▶ EXERCISE
Please return nothing but the lines between the line holding "Emit a Python" and the line holding "import plotly.graph_objects as go", both ends included, without the pictures.

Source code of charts
* BEGIN *
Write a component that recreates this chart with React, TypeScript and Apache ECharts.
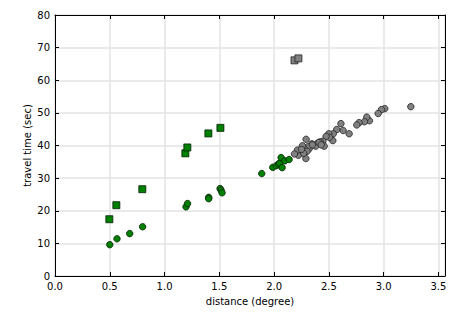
import React, { useEffect, useRef } from "react";
import * as echarts from "echarts";

// Green squares: [distance, travel time]
const greenSquares: number[][] = [
  [0.496, 17.4], [0.56, 21.7], [0.797, 26.6], [1.19, 37.6], [1.208, 39.4], [1.40, 43.7], [1.51, 45.4],
];
// Green circles
const greenCircles: number[][] = [
  [0.50, 9.6], [0.566, 11.4], [0.682, 13.0], [0.80, 15.1], [1.196, 21.2], [1.21, 22.2],
  [1.403, 24.1], [1.403, 23.7], [1.507, 26.8], [1.516, 26.3], [1.525, 25.5],
  [1.887, 31.4], [1.988, 33.3], [2.02, 33.8], [2.04, 34.3], [2.05, 34.6], [2.064, 36.3],
  [2.073, 33.2], [2.098, 35.3], [2.137, 35.7],
];
// Grey squares
const greySquares: number[][] = [
  [2.186, 66.1], [2.222, 66.7],
];
// Grey circles
const greyCircles: number[][] = [
  [3.248, 51.9], [3.01, 51.3], [2.98, 51.0], [2.95, 49.8], [2.87, 47.6], [2.846, 48.7],
  [2.825, 47.3], [2.776, 47.0], [2.755, 46.3], [2.685, 43.6], [2.63, 44.6], [2.61, 46.7],
  [2.572, 44.9], [2.54, 43.6], [2.536, 41.5], [2.50, 43.6], [2.505, 42.5], [2.475, 42.8],
  [2.445, 41.3], [2.457, 39.8], [2.42, 41.1], [2.395, 40.7], [2.38, 39.8], [2.344, 40.5],
  [2.32, 39.0], [2.292, 41.9], [2.29, 36.0], [2.307, 39.6], [2.277, 39.0], [2.258, 39.9],
  [2.268, 37.9], [2.237, 38.1], [2.222, 37.0], [2.213, 38.6], [2.186, 37.4], [2.30, 38.2],
  [2.27, 37.6], [2.25, 38.8], [2.35, 40.2], [2.41, 40.9], [2.43, 40.2],
];

const xTicks = [0, 0.5, 1.0, 1.5, 2.0, 2.5, 3.0, 3.5];
const yTicks = [0, 10, 20, 30, 40, 50, 60, 70, 80];

export default function App() {
  const ref = useRef<HTMLDivElement>(null);
  useEffect(() => {
    if (!ref.current) return;
    const chart = echarts.init(ref.current, undefined, { renderer: "svg" });
    const font = "DejaVu Sans";
    const isTick = (v: number, ticks: number[]) => ticks.some((t) => Math.abs(t - v) < 1e-6);
    const lbl = { fontFamily: font, fontSize: 10, color: "#000" };
    chart.setOption({
      animation: false,
      grid: { left: 55, right: 20, top: 15, bottom: 39, show: false },
      xAxis: [
        {
          type: "value", min: 0, max: 3.56, interval: 0.5, position: "bottom",
          name: "distance (degree)", nameLocation: "middle", nameGap: 20, nameMoveOverlap: false,
          nameTextStyle: { fontFamily: font, fontSize: 10, color: "#000" },
          axisLine: { show: true, onZero: false, lineStyle: { color: "#000", width: 1 } },
          axisTick: { show: true, inside: true, length: 4, lineStyle: { color: "#000" } },
          axisLabel: { ...lbl, margin: 5, formatter: (v: number) => (isTick(v, xTicks) ? v.toFixed(1) : "") },
          splitLine: { show: true, lineStyle: { color: "#e3e3e3", width: 1.5 } },
        },
        {
          type: "value", min: 0, max: 3.56, interval: 0.5, position: "top",
          axisLine: { show: true, onZero: false, lineStyle: { color: "#000", width: 1 } },
          axisTick: { show: true, inside: true, length: 4, lineStyle: { color: "#000" } },
          axisLabel: { show: false }, splitLine: { show: false },
        },
      ],
      yAxis: [
        {
          type: "value", min: 0, max: 80, interval: 10, position: "left",
          name: "travel time (sec)", nameLocation: "middle", nameGap: 28, nameRotate: 90, nameMoveOverlap: false,
          nameTextStyle: { fontFamily: font, fontSize: 10, color: "#000", verticalAlign: "middle" },
          axisLine: { show: true, onZero: false, lineStyle: { color: "#000", width: 1 } },
          axisTick: { show: true, inside: true, length: 4, lineStyle: { color: "#000" } },
          axisLabel: { ...lbl, margin: 5, formatter: (v: number) => (isTick(v, yTicks) ? String(v) : "") },
          splitLine: { show: true, lineStyle: { color: "#e3e3e3", width: 1.5 } },
        },
        {
          type: "value", min: 0, max: 80, interval: 10, position: "right",
          axisLine: { show: true, onZero: false, lineStyle: { color: "#000", width: 1 } },
          axisTick: { show: true, inside: true, length: 4, lineStyle: { color: "#000" } },
          axisLabel: { show: false }, splitLine: { show: false },
        },
      ],
      series: [
        {
          type: "scatter", data: greyCircles, symbol: "circle", symbolSize: 6.5, z: 2,
          itemStyle: { color: "#808080", borderColor: "#222", borderWidth: 0.8, opacity: 1 },
        },
        {
          type: "scatter", data: greySquares, symbol: "rect", symbolSize: 7, z: 2,
          itemStyle: { color: "#808080", borderColor: "#222", borderWidth: 0.8, opacity: 1 },
        },
        {
          type: "scatter", data: greenCircles, symbol: "circle", symbolSize: 6.5, z: 3,
          itemStyle: { color: "#008000", borderColor: "#062006", borderWidth: 0.8, opacity: 1 },
        },
        {
          type: "scatter", data: greenSquares, symbol: "rect", symbolSize: 7, z: 3,
          itemStyle: { color: "#008000", borderColor: "#062006", borderWidth: 0.8, opacity: 1 },
        },
      ],
    });
    return () => chart.dispose();
  }, []);
  return <div ref={ref} style={{ width: 465, height: 315, position: "absolute", left: 0, top: 0 }} />;
}
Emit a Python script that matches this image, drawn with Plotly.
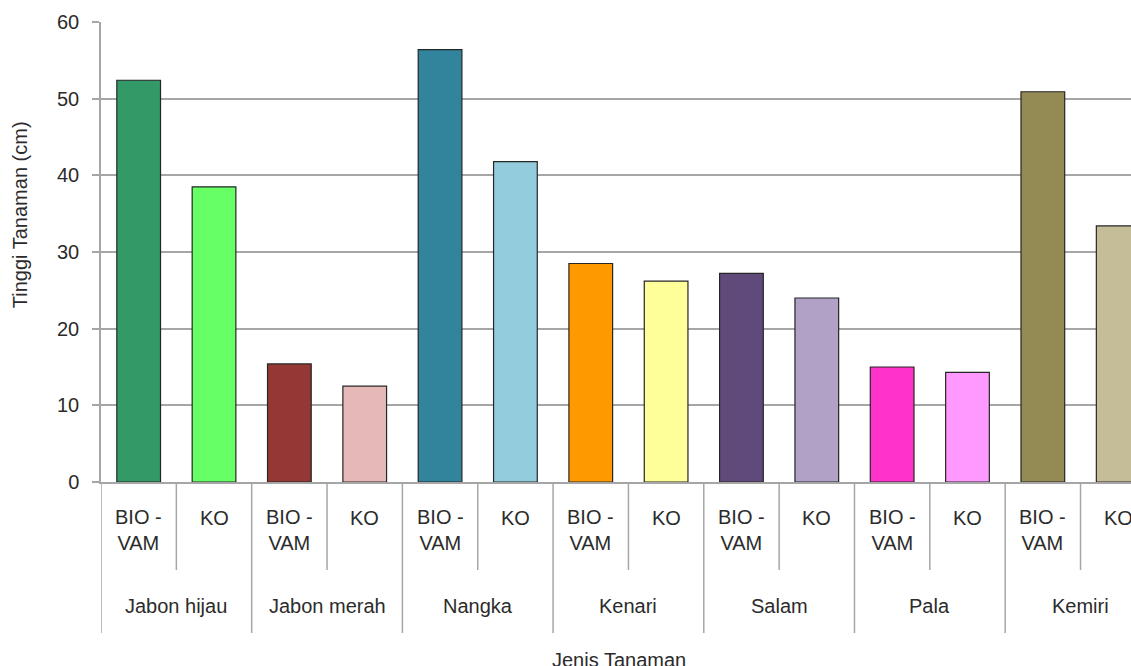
import plotly.graph_objects as go

groups = ["Jabon hijau", "Jabon merah", "Nangka", "Kenari", "Salam", "Pala", "Kemiri"]
treatments = ["BIO -<br>VAM", "KO"]
bio_vam = [52.4, 15.4, 56.4, 28.5, 27.2, 15.0, 50.9]
ko = [38.5, 12.5, 41.8, 26.2, 24.0, 14.3, 33.4]
bio_colors = ["#339966", "#953735", "#31849B", "#FF9900", "#604A7B", "#FF33CC", "#948A54"]
ko_colors = ["#66FF66", "#E6B9B8", "#93CDDD", "#FFFF99", "#B2A1C7", "#FF99FF", "#C4BD97"]
y_ticks = [0, 10, 20, 30, 40, 50, 60]

FONT = "Liberation Sans, Arial, sans-serif"
TXT = "#2b2b2b"
GRID = "#A6A6A6"

xs, ys, cols, sub_labels = [], [], [], []
for gi, g in enumerate(groups):
    for ti, (vals, cl) in enumerate(((bio_vam, bio_colors), (ko, ko_colors))):
        xs.append(gi * 2 + ti)
        ys.append(vals[gi])
        cols.append(cl[gi])
        sub_labels.append(treatments[ti])

fig = go.Figure(go.Bar(
    x=xs, y=ys, width=0.58,
    marker=dict(color=cols, line=dict(color="#262626", width=1.2)),
    hoverinfo="skip",
))

PH = 460.0  # plot height px
def py(px_below):
    return -px_below / PH

annotations = []
shapes = []
for i, lab in enumerate(sub_labels):
    annotations.append(dict(
        x=i, y=0, xref="x", yref="paper", text=lab, showarrow=False,
        yanchor="middle", yshift=-48 if "VAM" in lab else -36,
        font=dict(family=FONT, size=20, color=TXT), align="center"))
    if i % 2 == 0:
        shapes.append(dict(type="line", xref="x", yref="paper", x0=i + 0.5, x1=i + 0.5,
                           y0=0, y1=py(88), line=dict(color=GRID, width=1.5)))
for gi, g in enumerate(groups):
    annotations.append(dict(
        x=gi * 2 + 0.5, y=0, xref="x", yref="paper", text=g, showarrow=False,
        yanchor="middle", yshift=-124, font=dict(family=FONT, size=20, color=TXT)))
    shapes.append(dict(type="line", xref="x", yref="paper", x0=gi * 2 - 0.5, x1=gi * 2 - 0.5,
                       y0=0, y1=py(151), line=dict(color=GRID, width=1.5)))

annotations.append(dict(x=0, y=0.58, xref="paper", yref="paper", text="Tinggi Tanaman (cm)",
                        showarrow=False, textangle=-90, xanchor="center", yanchor="middle",
                        xshift=-81, font=dict(family=FONT, size=20, color=TXT)))
annotations.append(dict(x=0.503, y=0, xref="paper", yref="paper", text="Jenis Tanaman",
                        showarrow=False, xanchor="center", yanchor="middle", yshift=-178,
                        font=dict(family=FONT, size=20, color=TXT)))

fig.update_layout(
    width=1131, height=666,
    margin=dict(l=101, r=0, t=22, b=184),
    paper_bgcolor="white", plot_bgcolor="white",
    showlegend=False,
    annotations=annotations, shapes=shapes,
    xaxis=dict(range=[-0.5, 13.17], showticklabels=False, ticks="", showgrid=False,
               zeroline=False, showline=True, linecolor=GRID, linewidth=1.5),
    yaxis=dict(range=[0, 60], tickvals=y_ticks, showgrid=True, gridcolor=GRID, gridwidth=1.5,
               zeroline=False, showline=True, linecolor=GRID, linewidth=1.5,
               ticks="outside", ticklen=7, tickcolor=GRID, tickwidth=1.5,
               ticklabelstandoff=9,
               tickfont=dict(family=FONT, size=20, color=TXT)),
)

fig.write_html("out.html")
* END *
▶ RESULT FOR THIS TASK
Emit a Python script that matches this image, drawn with Plotly.
import plotly.graph_objects as go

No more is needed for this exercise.